Instructions to follow — State the number of lines that contain "this", with no other text.
— begin Given records —
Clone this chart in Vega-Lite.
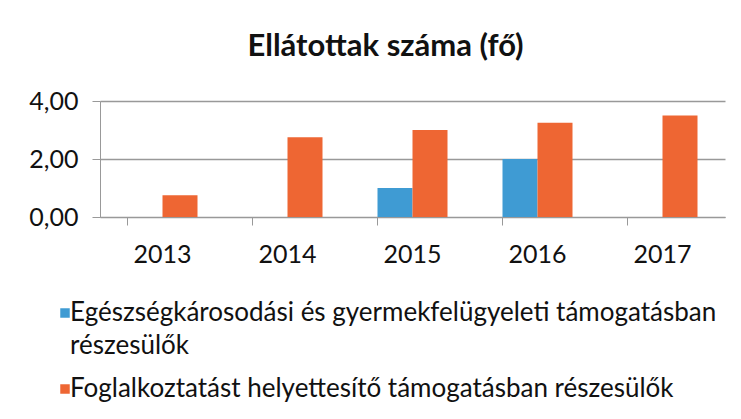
{
  "$schema": "https://vega.github.io/schema/vega-lite/v6.json",
  "width": 625,
  "height": 116,
  "autosize": {"type": "none"},
  "padding": {"left": 100, "top": 101, "right": 16, "bottom": 202},
  "background": "white",
  "title": {
    "text": "Ellátottak száma (fő)",
    "font": "Lato",
    "fontSize": 31,
    "fontWeight": "bold",
    "color": "#111111",
    "anchor": "middle",
    "dx": -27,
    "offset": 26
  },
  "data": {
    "values": [
      {"year": "2013", "series": "Egészségkárosodási és gyermekfelügyeleti támogatásban részesülők", "value": 0},
      {"year": "2013", "series": "Foglalkoztatást helyettesítő támogatásban részesülők", "value": 0.75},
      {"year": "2014", "series": "Egészségkárosodási és gyermekfelügyeleti támogatásban részesülők", "value": 0},
      {"year": "2014", "series": "Foglalkoztatást helyettesítő támogatásban részesülők", "value": 2.75},
      {"year": "2015", "series": "Egészségkárosodási és gyermekfelügyeleti támogatásban részesülők", "value": 1},
      {"year": "2015", "series": "Foglalkoztatást helyettesítő támogatásban részesülők", "value": 3},
      {"year": "2016", "series": "Egészségkárosodási és gyermekfelügyeleti támogatásban részesülők", "value": 2},
      {"year": "2016", "series": "Foglalkoztatást helyettesítő támogatásban részesülők", "value": 3.25},
      {"year": "2017", "series": "Egészségkárosodási és gyermekfelügyeleti támogatásban részesülők", "value": 0},
      {"year": "2017", "series": "Foglalkoztatást helyettesítő támogatásban részesülők", "value": 3.5}
    ]
  },
  "mark": {"type": "bar"},
  "encoding": {
    "x": {
      "field": "year",
      "type": "nominal",
      "scale": {"paddingInner": 0.44, "paddingOuter": 0.22},
      "axis": {
        "title": null,
        "labelAngle": 0,
        "labelFont": "Lato",
        "labelFontSize": 25,
        "labelColor": "#111111",
        "domainColor": "#999999",
        "tickColor": "#999999",
        "tickSize": 8,
        "labelPadding": 17,
        "bandPosition": 0,
        "grid": false
      }
    },
    "xOffset": {"field": "series", "type": "nominal"},
    "y": {
      "field": "value",
      "type": "quantitative",
      "scale": {"domain": [0, 4]},
      "axis": {
        "title": null,
        "values": [0, 2, 4],
        "labelExpr": "replace(format(datum.value, '.2f'), '.', ',')",
        "labelFont": "Lato",
        "labelFontSize": 25,
        "labelColor": "#111111",
        "labelPadding": 14,
        "tickSize": 8,
        "tickColor": "#999999",
        "domainColor": "#999999",
        "gridColor": "#999999",
        "gridWidth": 1.5
      }
    },
    "color": {
      "field": "series",
      "type": "nominal",
      "scale": {
        "domain": ["Egészségkárosodási és gyermekfelügyeleti támogatásban részesülők", "Foglalkoztatást helyettesítő támogatásban részesülők"],
        "range": ["#3f9bd3", "#ee6633"]
      },
      "legend": {
        "title": null,
        "orient": "none",
        "legendX": -48,
        "legendY": 199,
        "direction": "vertical",
        "symbolType": "square",
        "symbolSize": 90,
        "symbolStrokeWidth": 0,
        "labelFont": "Lato",
        "labelFontSize": 26,
        "labelColor": "#111111",
        "labelLimit": 720,
        "labelOffset": -8,
        "rowPadding": 17,
        "labelBaseline": "line-top",
        "labelExpr": "datum.label == 'Egészségkárosodási és gyermekfelügyeleti támogatásban részesülők' ? ['Egészségkárosodási és gyermekfelügyeleti támogatásban', 'részesülők'] : datum.label",
        "encode": {
          "labels": {"update": {"dy": {"value": -16}}}
        }
      }
    }
  },
  "config": {
    "view": {"stroke": null},
    "style": {"guide-label": {"lineHeight": 33}}
  }
}
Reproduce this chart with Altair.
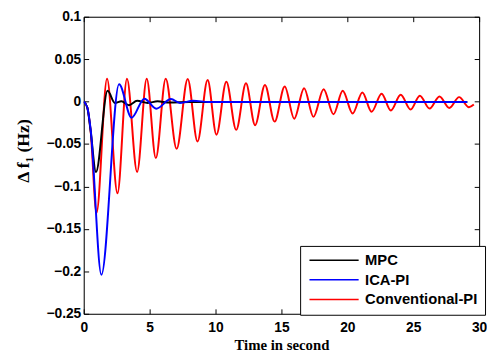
import altair as alt
import pandas as pd

series_names = ["MPC", "ICA-PI", "Conventional-PI"]
series_colors = ["#000000", "#0000ff", "#ff0000"]

mpc_t = [0, 0.27, 0.52, 0.93, 1.81, 2.36, 2.86, 3.43, 4.05, 4.85, 5.6, 6.5, 8.0, 29.1]
mpc_v = [0, -0.007, -0.034, -0.083, 0.0127, -0.0016, 0.0003, -0.0043, 0.001, -0.0016, 0.0003, -0.001, -0.0005, -0.0005]

ica_t = [0, 0.27, 0.52, 1.34, 2.68, 3.63, 4.6, 5.5, 6.62, 7.3, 8.3, 9.5, 29.1]
ica_v = [0, -0.007, -0.032, -0.204, 0.0204, -0.019, 0.0035, -0.0083, 0.003, -0.0016, 0.001, -0.0004, -0.0004]

conv_t = [0, 0.27, 0.52, 0.97, 1.77, 2.56, 3.28, 4.05, 4.78, 5.47, 6.22, 7.05, 7.89,
          8.63, 9.4, 10.07, 10.82, 11.57, 12.31, 13.0, 13.75, 14.48, 15.25, 15.97,
          16.72, 17.43, 18.2, 18.95, 19.65, 20.4, 21.14, 21.84, 22.6, 23.3, 24.05,
          24.8, 25.5, 26.24, 26.99, 27.74, 28.48, 29.23, 29.6]
conv_v = [0, -0.007, -0.034, -0.131, 0.027, -0.108, 0.027, -0.083, 0.027, -0.0665, 0.027,
          -0.0556, 0.0267, -0.047, 0.0255, -0.039, 0.0235, -0.0333, 0.0216, -0.0278,
          0.0197, -0.0236, 0.0177, -0.0201, 0.0158, -0.018, 0.0146, -0.015, 0.0127,
          -0.0139, 0.0108, -0.012, 0.0093, -0.0104, 0.0081, -0.0093, 0.007, -0.0081,
          0.0061, -0.0074, 0.0053, -0.0066, -0.0035]

x_ticks = [0, 5, 10, 15, 20, 25, 30]
y_ticks = [-0.25, -0.2, -0.15, -0.1, -0.05, 0, 0.05, 0.1]

def frame(ts, vs, name):
    return pd.DataFrame({"t": ts, "v": vs, "series": name})

df_mpc = frame(mpc_t, mpc_v, "MPC")
df_ica = frame(ica_t, ica_v, "ICA-PI")
df_conv = frame(conv_t, conv_v, "Conventional-PI")

xscale = alt.Scale(domain=[0, 30], nice=False, zero=False)
yscale = alt.Scale(domain=[-0.25, 0.1], nice=False, zero=False)
cscale = alt.Scale(domain=series_names, range=series_colors)

TICK_IN = {"expr": "-5"}

xaxis = alt.Axis(values=x_ticks, title="Time in second", grid=False, tickSize=TICK_IN,
                 labelPadding=12, titlePadding=3, labelFlush=False,
                 labelFont="Liberation Sans", labelFontWeight="bold", labelFontSize=14,
                 titleFont="Liberation Serif", titleFontWeight="bold", titleFontSize=15,
                 domainColor="black", tickColor="black", labelColor="black", titleColor="black")
yaxis = alt.Axis(values=y_ticks, title="Δ f₁  (Hz)", grid=False, tickSize=TICK_IN,
                 labelPadding=8, titlePadding=14, labelFlush=False, format="~g",
                 labelFont="Liberation Sans", labelFontWeight="bold", labelFontSize=14,
                 titleFont="Liberation Serif", titleFontWeight="bold", titleFontSize=18,
                 titleY=136,
                 domainColor="black", tickColor="black", labelColor="black", titleColor="black")

color = alt.Color("series:N", scale=cscale, sort=series_names,
                  legend=alt.Legend(title=None, orient="none", legendX=220, legendY=233,
                                    symbolType="M-1,0H9", symbolSize=100,
                                    symbolStrokeWidth=1.5, symbolOpacity=1,
                                    labelFont="Liberation Sans", labelFontWeight="bold",
                                    labelFontSize=15, labelLimit=0, labelOffset=44,
                                    strokeColor="black", fillColor="white",
                                    padding=7, rowPadding=4, cornerRadius=0))

def line(df):
    return alt.Chart(df).mark_line(interpolate="monotone", strokeWidth=2, clip=True).encode(
        x=alt.X("t:Q", scale=xscale, axis=xaxis),
        y=alt.Y("v:Q", scale=yscale, axis=yaxis),
        color=color,
    )

lines = alt.layer(line(df_conv), line(df_mpc), line(df_ica))

top_right = alt.Chart(df_conv).mark_line(opacity=0).encode(
    x=alt.X("t:Q", scale=xscale, axis=alt.Axis(orient="top", values=x_ticks, labels=False,
                                               title=None, grid=False, tickSize=TICK_IN,
                                               domainColor="black", tickColor="black")),
    y=alt.Y("v:Q", scale=yscale, axis=alt.Axis(orient="right", values=y_ticks, labels=False,
                                               title=None, grid=False, tickSize=TICK_IN,
                                               domainColor="black", tickColor="black")),
)

chart = alt.layer(lines, top_right).resolve_axis(
    x="independent", y="independent"
).properties(
    width=402, height=302,
    autosize=alt.AutoSizeParams(type="none"),
    padding={"left": 77, "top": 6, "right": 8, "bottom": 38},
).configure_view(stroke="black", strokeWidth=1).configure_legend(
    strokeWidth=1.5
).configure(background="white")

chart.save("out.html", embed_options={"renderer": "svg", "actions": False})
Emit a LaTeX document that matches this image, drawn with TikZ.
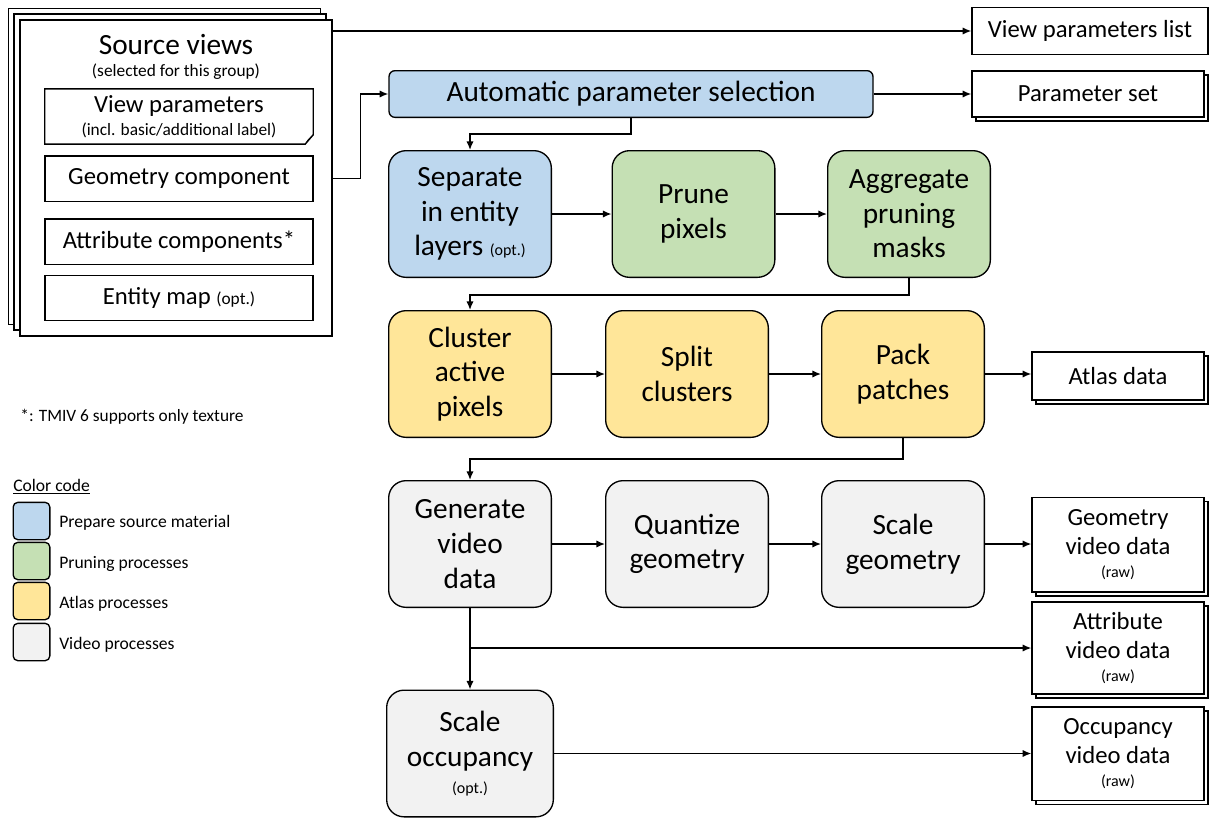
\documentclass[tikz,border=0pt]{standalone}
\usepackage{fontspec}
\setmainfont{Carlito}
\usetikzlibrary{arrows.meta,shadows}

\definecolor{prepblue}{HTML}{BDD7EE}
\definecolor{prungreen}{HTML}{C5E0B4}
\definecolor{atlasyellow}{HTML}{FFE699}
\definecolor{videogray}{HTML}{F2F2F2}

\newcommand{\bigtxt}{\fontsize{22}{26}\selectfont}
\newcommand{\midtxt}{\fontsize{18.5}{22}\selectfont}
\newcommand{\smtxt}{\fontsize{12}{14}\selectfont}
\newcommand{\legtxt}{\fontsize{13.2}{15}\selectfont}

\tikzset{
	proc/.style={draw, line width=1pt, rounded corners=13pt, minimum width=122pt, minimum height=95pt, align=center, font=\bigtxt, inner sep=2pt},
	item/.style={draw, line width=1pt, fill=white, minimum width=201pt, minimum height=34pt, align=center, font=\midtxt},
	outbox/.style={draw, line width=1pt, fill=white, align=center, font=\midtxt, inner sep=2pt,
		copy shadow={shadow xshift=3pt, shadow yshift=-3pt, fill=white, draw=black, line width=1pt}},
	legbox/.style={draw, line width=1pt, rounded corners=3.5pt, minimum width=27.5pt, minimum height=28pt},
	legtext/.style={anchor=west, font=\legtxt, inner sep=0pt},
	flow/.style={->, line width=1.1pt},
}

\begin{document}
\begin{tikzpicture}[x=0.75pt, y=-0.75pt, >={Latex[length=6.5pt,width=5.5pt]}]
	\useasboundingbox (0,0) rectangle (1210,818);

	% source views stack
	\node (src) [draw, line width=1pt, fill=white, minimum width=234pt, minimum height=237pt,
		copy shadow={shadow xshift=-8.5pt, shadow yshift=8.5pt, fill=white, draw=black, line width=1pt},
		copy shadow={shadow xshift=-4.5pt, shadow yshift=4.5pt, fill=white, draw=black, line width=1pt}] at (176,178) {};
	\node (srctitle) [font=\bigtxt] at (176,45) {Source views};
	\node (srcsub) [font=\fontsize{13}{15}\selectfont] at (176,72) {(selected for this group)};
	\node (vp) [minimum width=201pt, minimum height=41pt, align=center, inner sep=0pt] at (179,116.5)
		{\midtxt View parameters\\[4pt]{\fontsize{13}{15}\selectfont (incl. basic/additional label)}};
	\draw[line width=1pt] (vp.north west) -- (vp.north east) -- ([yshift=7pt]vp.south east)
		-- ([xshift=-6pt]vp.south east) -- (vp.south west) -- cycle;
	\draw[line width=0.6pt] ([yshift=7pt]vp.south east) -- ([xshift=-4pt,yshift=3pt]vp.south east) -- ([xshift=-6pt]vp.south east);
	\node (geo) [item] at (179,178.5) {Geometry component};
	\node (attr) [item] at (179,241.5) {Attribute components*};
	\node (ent) [item] at (179,298) {Entity map {\fontsize{13}{15}\selectfont (opt.)}};

	% outputs
	\node (vpl) [draw, line width=1pt, fill=white, font=\midtxt, minimum width=177pt, minimum height=35pt] at (1090,31) {View parameters list};
	\node (ps) [outbox, minimum width=174pt, minimum height=34.5pt] at (1088,94) {Parameter set};
	\node (atlas) [outbox, minimum width=129pt, minimum height=36pt] at (1118,376) {Atlas data};
	\node (gvd) [outbox, minimum width=129pt, minimum height=71pt] at (1118,544.5) {Geometry\\video data\\[-5pt]{\smtxt (raw)}};
	\node (avd) [outbox, minimum width=129pt, minimum height=69pt] at (1118,648) {Attribute\\video data\\[-5pt]{\smtxt (raw)}};
	\node (ovd) [outbox, minimum width=129pt, minimum height=70pt] at (1118,753.5) {Occupancy\\video data\\[-5pt]{\smtxt (raw)}};

	% processes
	\node (aps) [draw, line width=1pt, fill=prepblue, rounded corners=4.5pt, minimum width=363pt, minimum height=35pt, font=\bigtxt] at (631,94) {Automatic parameter selection};
	\node (sep) [proc, fill=prepblue] at (470,214) {Separate\\in entity\\layers {\smtxt (opt.)}};
	\node (prune) [proc, fill=prungreen] at (693.5,214) {Prune\\pixels};
	\node (agg) [proc, fill=prungreen] at (909,214) {Aggregate\\pruning\\masks};
	\node (clu) [proc, fill=atlasyellow] at (470,374) {Cluster\\active\\pixels};
	\node (split) [proc, fill=atlasyellow] at (687,374) {Split\\clusters};
	\node (pack) [proc, fill=atlasyellow] at (903,374) {Pack\\patches};
	\node (gen) [proc, fill=videogray] at (470,544) {Generate\\video\\data};
	\node (quant) [proc, fill=videogray] at (687,544) {Quantize\\geometry};
	\node (scl) [proc, fill=videogray] at (903,544) {Scale\\geometry};
	\node (occ) [proc, fill=videogray, minimum width=125pt] at (470,753.5) {Scale\\occupancy\\[-6pt]{\smtxt (opt.)}};

	% connectors
	\draw[flow] (src.east |- vpl.west) -- (vpl.west);
	\draw[flow] (geo.east -| src.east) -- ++(28,0) |- (aps.west);
	\draw[flow] (aps.east) -- (ps.west);
	\draw[flow] (aps.south) -- ++(0,16) -| (sep.north);
	\draw[flow] (sep) -- (prune);
	\draw[flow] (prune) -- (agg);
	\draw[flow] (agg.south) -- ++(0,17) -| (clu.north);
	\draw[flow] (clu) -- (split);
	\draw[flow] (split) -- (pack);
	\draw[flow] (pack.east) -- (pack.east -| atlas.west);
	\draw[flow] (pack.south) -- ++(0,21) -| (gen.north);
	\draw[flow] (gen) -- (quant);
	\draw[flow] (quant) -- (scl);
	\draw[flow] (scl.east) -- (scl.east -| gvd.west);
	\draw[flow] (gen.south) -- (occ.north);
	\draw[flow] (gen.south |- avd.west) -- (avd.west);
	\draw[flow] (occ.east) -- (occ.east -| ovd.west);

	% note and legend
	\node (note) [font=\fontsize{13}{15}\selectfont] at (132,417) {*: TMIV 6 supports only texture};
	\node (legtitle) [legtext] at (13,487) {\underline{Color code}};
	\node (lg1) [legbox, fill=prepblue] at (31.5,521) {};
	\node (lg2) [legbox, fill=prungreen] at (31.5,561) {};
	\node (lg3) [legbox, fill=atlasyellow] at (31.5,601) {};
	\node (lg4) [legbox, fill=videogray] at (31.5,642) {};
	\node (lt1) [legtext] at (59,523) {Prepare source material};
	\node (lt2) [legtext] at (59,564) {Pruning processes};
	\node (lt3) [legtext] at (59,604) {Atlas processes};
	\node (lt4) [legtext] at (59,645) {Video processes};
\end{tikzpicture}
\end{document}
— end Given records —
Correct answer — 4